> _What this task involves_: Your task is to write out only the lines running from the line with "Write a Python" to the line with "-0.95, -0.85, 0.0, 1.1, -2.2, -2.6, 0.4, -1.5]", both ends kept, with no images.

> _Extracted entries_:
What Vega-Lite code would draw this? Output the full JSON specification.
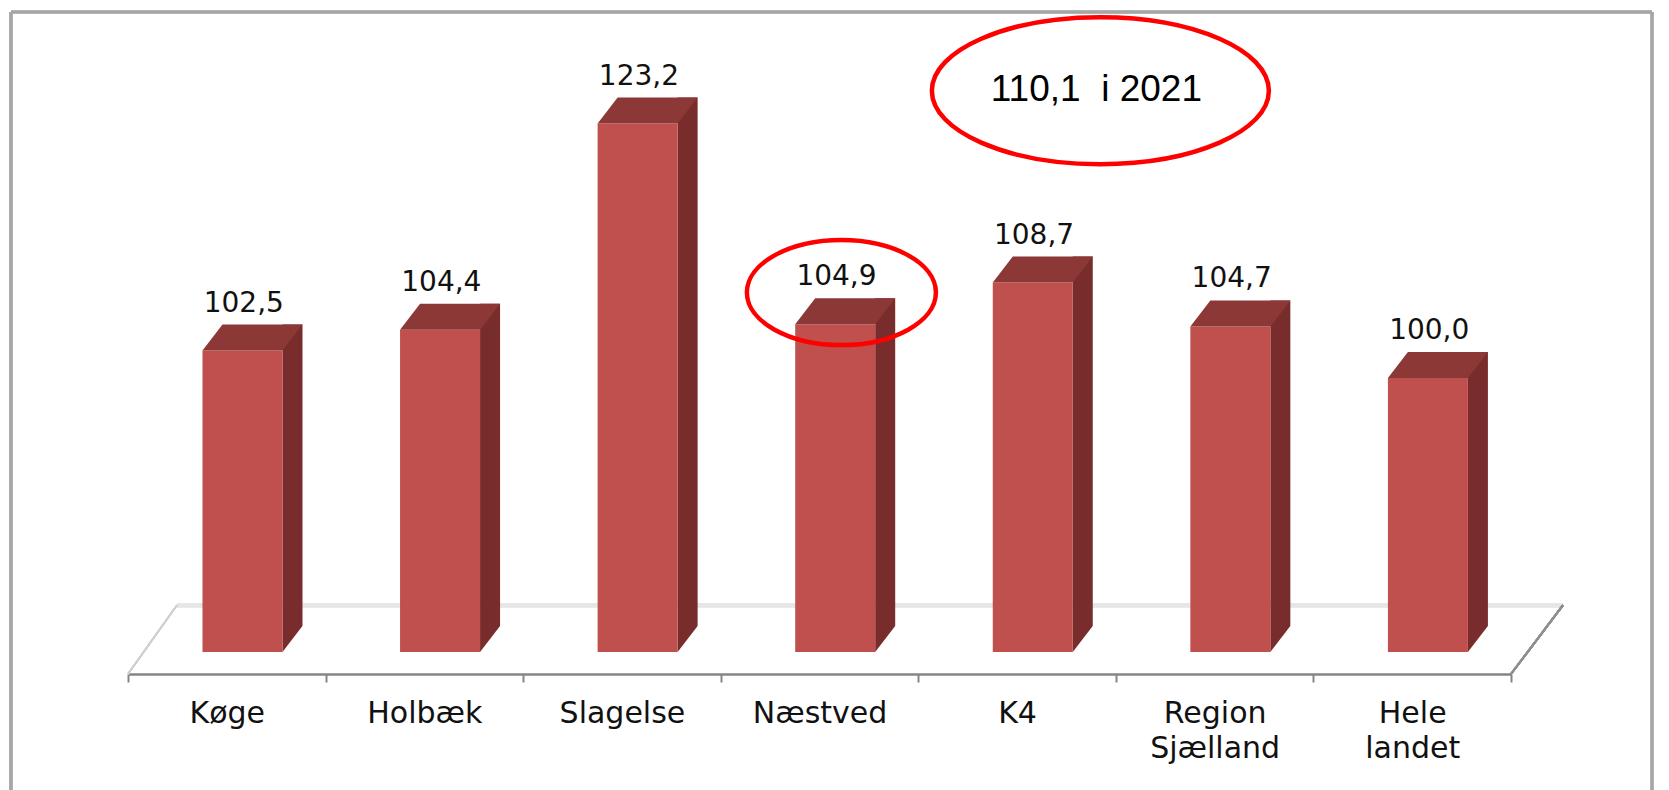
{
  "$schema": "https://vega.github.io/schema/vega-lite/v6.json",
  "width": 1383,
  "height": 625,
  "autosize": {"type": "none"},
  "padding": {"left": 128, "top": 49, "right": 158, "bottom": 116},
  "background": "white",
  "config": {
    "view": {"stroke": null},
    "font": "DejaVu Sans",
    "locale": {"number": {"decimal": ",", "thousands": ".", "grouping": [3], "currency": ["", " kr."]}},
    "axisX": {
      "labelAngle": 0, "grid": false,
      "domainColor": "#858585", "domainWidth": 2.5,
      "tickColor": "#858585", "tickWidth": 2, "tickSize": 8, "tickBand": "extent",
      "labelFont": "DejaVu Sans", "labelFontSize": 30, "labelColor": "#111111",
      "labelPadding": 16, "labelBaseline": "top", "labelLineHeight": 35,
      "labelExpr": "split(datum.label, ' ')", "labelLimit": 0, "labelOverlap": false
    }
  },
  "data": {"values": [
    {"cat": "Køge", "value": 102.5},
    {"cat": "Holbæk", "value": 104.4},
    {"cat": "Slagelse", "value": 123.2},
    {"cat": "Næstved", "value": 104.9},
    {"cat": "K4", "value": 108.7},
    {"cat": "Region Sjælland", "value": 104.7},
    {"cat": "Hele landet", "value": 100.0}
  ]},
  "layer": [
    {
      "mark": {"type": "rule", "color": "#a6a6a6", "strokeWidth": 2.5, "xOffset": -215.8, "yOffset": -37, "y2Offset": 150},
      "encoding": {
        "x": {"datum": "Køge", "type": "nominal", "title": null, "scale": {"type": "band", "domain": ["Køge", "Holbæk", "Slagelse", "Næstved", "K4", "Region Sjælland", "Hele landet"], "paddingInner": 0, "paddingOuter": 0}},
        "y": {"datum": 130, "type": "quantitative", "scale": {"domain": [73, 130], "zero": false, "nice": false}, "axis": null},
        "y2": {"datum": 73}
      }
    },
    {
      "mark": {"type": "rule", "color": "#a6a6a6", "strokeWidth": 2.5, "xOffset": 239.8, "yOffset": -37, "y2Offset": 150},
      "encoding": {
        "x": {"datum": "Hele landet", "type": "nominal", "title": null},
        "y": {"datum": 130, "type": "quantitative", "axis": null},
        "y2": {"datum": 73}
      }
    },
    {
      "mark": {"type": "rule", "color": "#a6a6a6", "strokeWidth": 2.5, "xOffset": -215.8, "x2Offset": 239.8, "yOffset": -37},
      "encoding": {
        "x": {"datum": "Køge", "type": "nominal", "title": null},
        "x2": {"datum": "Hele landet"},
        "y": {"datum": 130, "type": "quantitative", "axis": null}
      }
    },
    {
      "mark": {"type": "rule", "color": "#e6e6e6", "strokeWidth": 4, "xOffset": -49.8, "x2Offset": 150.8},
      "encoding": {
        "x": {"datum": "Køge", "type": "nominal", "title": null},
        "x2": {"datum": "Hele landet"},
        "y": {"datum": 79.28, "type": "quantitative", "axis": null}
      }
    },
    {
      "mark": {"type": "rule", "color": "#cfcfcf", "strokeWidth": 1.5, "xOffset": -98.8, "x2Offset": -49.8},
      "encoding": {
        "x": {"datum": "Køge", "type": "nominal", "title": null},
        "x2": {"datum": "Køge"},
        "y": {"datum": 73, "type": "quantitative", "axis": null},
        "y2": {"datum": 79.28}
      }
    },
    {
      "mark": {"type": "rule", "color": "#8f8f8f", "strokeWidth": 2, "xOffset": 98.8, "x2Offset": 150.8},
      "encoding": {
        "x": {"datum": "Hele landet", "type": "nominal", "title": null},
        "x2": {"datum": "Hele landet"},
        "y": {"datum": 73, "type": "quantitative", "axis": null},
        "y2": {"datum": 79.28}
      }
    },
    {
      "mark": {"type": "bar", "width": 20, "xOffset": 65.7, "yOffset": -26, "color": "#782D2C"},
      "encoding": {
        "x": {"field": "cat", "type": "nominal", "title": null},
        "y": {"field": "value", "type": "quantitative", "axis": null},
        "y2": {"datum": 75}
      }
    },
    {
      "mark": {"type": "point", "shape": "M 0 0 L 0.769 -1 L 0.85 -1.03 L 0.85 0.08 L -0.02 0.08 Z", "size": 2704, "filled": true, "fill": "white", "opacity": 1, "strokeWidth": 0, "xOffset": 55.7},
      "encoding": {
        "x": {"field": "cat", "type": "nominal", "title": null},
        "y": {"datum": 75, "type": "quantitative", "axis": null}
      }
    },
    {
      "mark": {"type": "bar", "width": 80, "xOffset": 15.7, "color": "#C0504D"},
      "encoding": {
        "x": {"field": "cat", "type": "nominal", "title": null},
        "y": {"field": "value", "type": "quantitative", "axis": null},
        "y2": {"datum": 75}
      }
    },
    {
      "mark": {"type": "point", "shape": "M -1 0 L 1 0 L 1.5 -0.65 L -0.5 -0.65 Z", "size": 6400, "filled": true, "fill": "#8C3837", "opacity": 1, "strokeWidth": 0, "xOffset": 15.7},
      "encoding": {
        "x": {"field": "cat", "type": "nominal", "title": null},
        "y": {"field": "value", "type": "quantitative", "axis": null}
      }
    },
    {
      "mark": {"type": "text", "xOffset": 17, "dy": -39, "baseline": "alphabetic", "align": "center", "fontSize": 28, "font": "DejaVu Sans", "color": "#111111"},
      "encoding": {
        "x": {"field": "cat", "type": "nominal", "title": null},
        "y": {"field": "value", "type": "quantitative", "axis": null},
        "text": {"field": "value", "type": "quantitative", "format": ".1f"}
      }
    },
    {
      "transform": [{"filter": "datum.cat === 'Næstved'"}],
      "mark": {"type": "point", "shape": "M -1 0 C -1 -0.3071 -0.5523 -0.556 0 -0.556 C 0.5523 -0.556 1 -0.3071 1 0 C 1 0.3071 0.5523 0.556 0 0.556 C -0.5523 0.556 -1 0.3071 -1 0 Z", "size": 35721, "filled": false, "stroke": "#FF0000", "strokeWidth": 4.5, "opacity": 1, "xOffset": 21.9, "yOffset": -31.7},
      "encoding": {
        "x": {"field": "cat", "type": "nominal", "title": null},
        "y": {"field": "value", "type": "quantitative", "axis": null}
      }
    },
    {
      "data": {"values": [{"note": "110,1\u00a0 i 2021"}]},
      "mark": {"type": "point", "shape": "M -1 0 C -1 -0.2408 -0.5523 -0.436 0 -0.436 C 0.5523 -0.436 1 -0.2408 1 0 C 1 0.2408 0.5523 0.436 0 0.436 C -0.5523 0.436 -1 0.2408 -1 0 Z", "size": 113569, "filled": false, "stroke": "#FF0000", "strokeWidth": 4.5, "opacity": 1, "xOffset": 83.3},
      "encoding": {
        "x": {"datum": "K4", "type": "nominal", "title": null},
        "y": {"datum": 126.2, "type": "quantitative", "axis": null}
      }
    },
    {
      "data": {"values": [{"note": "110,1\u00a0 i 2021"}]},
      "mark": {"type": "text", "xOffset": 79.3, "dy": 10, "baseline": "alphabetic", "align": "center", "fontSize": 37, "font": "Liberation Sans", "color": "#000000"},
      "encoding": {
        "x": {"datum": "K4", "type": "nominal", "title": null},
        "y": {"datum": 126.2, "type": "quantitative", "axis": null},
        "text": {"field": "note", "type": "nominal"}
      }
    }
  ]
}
==
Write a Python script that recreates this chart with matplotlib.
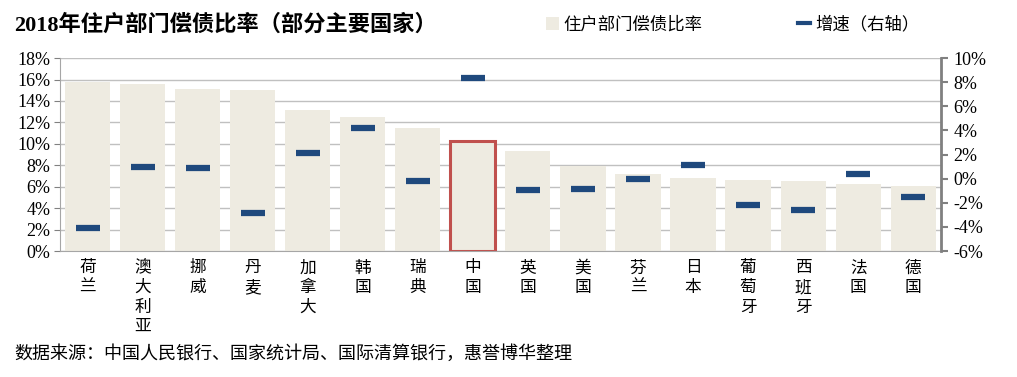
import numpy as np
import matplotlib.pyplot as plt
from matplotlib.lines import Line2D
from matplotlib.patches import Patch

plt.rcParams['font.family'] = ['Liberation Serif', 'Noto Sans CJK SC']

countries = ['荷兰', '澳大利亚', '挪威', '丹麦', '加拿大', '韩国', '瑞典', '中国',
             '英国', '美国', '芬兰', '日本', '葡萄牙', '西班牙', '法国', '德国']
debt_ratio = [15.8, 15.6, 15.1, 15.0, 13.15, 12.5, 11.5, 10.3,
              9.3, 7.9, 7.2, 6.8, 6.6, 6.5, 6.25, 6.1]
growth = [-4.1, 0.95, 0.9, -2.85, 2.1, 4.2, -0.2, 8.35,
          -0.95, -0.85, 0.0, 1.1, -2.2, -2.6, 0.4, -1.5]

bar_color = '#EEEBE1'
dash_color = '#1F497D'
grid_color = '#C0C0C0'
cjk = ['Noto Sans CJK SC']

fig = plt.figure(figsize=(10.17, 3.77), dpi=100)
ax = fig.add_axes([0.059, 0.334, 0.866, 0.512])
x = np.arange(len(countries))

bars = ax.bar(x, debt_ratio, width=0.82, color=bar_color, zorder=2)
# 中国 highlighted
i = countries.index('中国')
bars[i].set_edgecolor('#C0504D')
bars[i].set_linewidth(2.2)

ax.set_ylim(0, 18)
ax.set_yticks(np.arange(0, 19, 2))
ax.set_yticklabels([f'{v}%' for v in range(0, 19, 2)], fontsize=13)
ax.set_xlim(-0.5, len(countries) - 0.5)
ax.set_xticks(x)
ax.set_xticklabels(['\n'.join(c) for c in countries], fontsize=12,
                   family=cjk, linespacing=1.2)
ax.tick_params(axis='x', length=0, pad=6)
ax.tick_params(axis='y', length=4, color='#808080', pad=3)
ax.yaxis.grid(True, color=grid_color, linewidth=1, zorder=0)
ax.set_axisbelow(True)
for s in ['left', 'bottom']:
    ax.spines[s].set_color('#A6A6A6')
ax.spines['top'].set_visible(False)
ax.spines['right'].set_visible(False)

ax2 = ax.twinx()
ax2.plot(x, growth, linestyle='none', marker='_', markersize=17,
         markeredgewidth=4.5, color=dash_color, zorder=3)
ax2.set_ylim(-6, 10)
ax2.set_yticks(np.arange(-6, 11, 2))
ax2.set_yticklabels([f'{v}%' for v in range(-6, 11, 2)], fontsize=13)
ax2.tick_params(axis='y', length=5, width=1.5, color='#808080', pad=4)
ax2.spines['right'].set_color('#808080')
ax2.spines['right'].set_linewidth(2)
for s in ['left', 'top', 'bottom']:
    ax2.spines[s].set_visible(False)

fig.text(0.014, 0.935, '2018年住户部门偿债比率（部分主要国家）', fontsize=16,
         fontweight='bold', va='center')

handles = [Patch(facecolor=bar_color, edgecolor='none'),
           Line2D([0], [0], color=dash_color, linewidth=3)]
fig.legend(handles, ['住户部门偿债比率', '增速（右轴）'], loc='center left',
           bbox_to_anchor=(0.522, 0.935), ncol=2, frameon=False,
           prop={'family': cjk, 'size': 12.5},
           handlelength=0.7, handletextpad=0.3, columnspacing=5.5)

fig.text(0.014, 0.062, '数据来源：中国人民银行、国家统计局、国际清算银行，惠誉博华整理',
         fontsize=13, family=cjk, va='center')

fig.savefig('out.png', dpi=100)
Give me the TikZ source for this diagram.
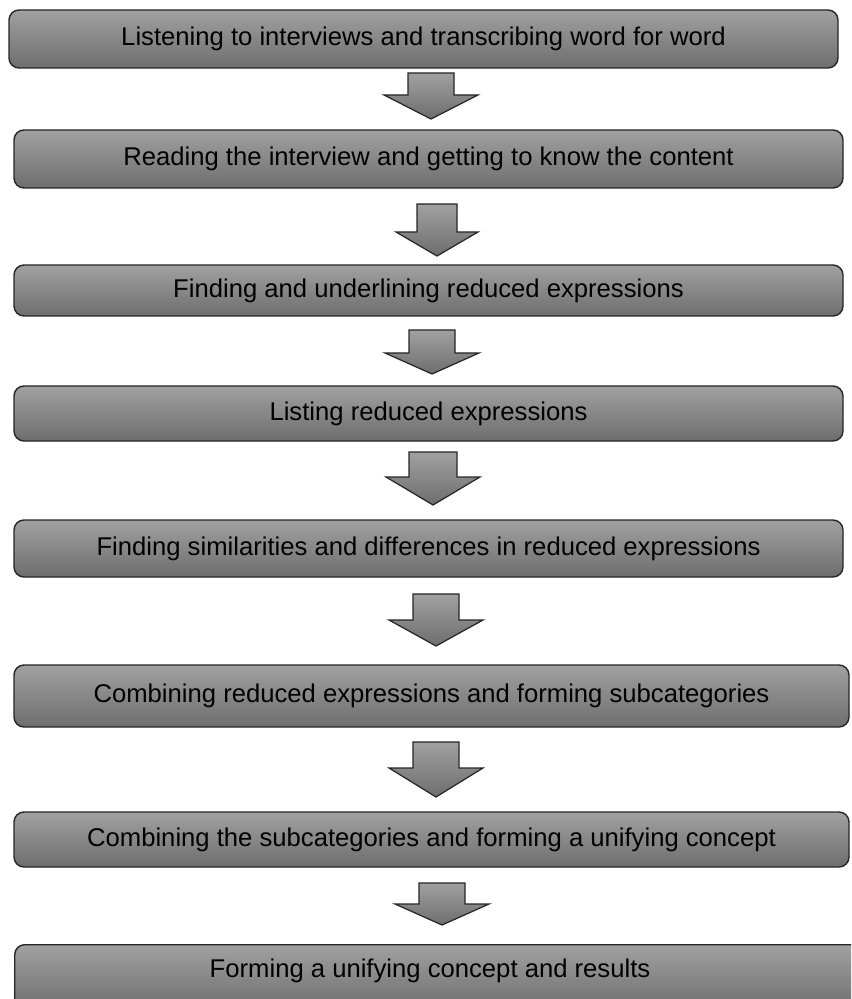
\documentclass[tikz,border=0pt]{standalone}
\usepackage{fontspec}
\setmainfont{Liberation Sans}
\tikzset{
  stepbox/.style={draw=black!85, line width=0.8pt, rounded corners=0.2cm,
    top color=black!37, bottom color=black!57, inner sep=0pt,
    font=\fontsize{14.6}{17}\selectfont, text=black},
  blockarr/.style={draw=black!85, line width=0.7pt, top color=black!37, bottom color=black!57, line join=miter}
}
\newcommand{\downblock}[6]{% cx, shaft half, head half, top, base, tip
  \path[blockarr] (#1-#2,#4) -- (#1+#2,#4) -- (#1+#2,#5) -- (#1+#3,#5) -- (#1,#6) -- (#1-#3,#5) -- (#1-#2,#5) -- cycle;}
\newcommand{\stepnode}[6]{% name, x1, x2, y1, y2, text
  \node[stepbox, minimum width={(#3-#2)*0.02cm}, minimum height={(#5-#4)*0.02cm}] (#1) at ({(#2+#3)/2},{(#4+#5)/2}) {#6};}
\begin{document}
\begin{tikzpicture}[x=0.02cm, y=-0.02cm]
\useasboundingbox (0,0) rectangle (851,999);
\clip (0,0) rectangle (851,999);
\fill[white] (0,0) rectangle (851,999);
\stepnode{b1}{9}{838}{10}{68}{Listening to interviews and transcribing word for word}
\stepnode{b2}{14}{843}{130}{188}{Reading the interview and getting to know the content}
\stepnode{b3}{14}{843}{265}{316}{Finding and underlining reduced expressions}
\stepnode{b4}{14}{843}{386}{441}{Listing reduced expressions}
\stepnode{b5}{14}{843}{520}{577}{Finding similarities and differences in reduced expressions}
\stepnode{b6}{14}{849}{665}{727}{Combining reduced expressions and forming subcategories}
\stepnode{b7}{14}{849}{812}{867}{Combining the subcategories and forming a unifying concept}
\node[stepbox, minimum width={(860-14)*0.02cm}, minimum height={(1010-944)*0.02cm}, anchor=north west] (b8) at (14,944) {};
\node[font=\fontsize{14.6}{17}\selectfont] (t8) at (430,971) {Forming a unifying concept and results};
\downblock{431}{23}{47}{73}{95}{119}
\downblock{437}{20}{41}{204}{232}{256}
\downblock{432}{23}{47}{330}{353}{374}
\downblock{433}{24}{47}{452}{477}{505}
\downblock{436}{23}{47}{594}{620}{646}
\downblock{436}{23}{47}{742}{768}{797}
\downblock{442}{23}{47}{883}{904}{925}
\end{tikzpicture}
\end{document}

> _Output for this task_:
Write a Python script that recreates this chart with matplotlib.
import numpy as np
import matplotlib.pyplot as plt
from matplotlib.lines import Line2D
from matplotlib.patches import Patch

plt.rcParams['font.family'] = ['Liberation Serif', 'Noto Sans CJK SC']

countries = ['荷兰', '澳大利亚', '挪威', '丹麦', '加拿大', '韩国', '瑞典', '中国',
             '英国', '美国', '芬兰', '日本', '葡萄牙', '西班牙', '法国', '德国']
debt_ratio = [15.8, 15.6, 15.1, 15.0, 13.15, 12.5, 11.5, 10.3,
              9.3, 7.9, 7.2, 6.8, 6.6, 6.5, 6.25, 6.1]
growth = [-4.1, 0.95, 0.9, -2.85, 2.1, 4.2, -0.2, 8.35,
          -0.95, -0.85, 0.0, 1.1, -2.2, -2.6, 0.4, -1.5]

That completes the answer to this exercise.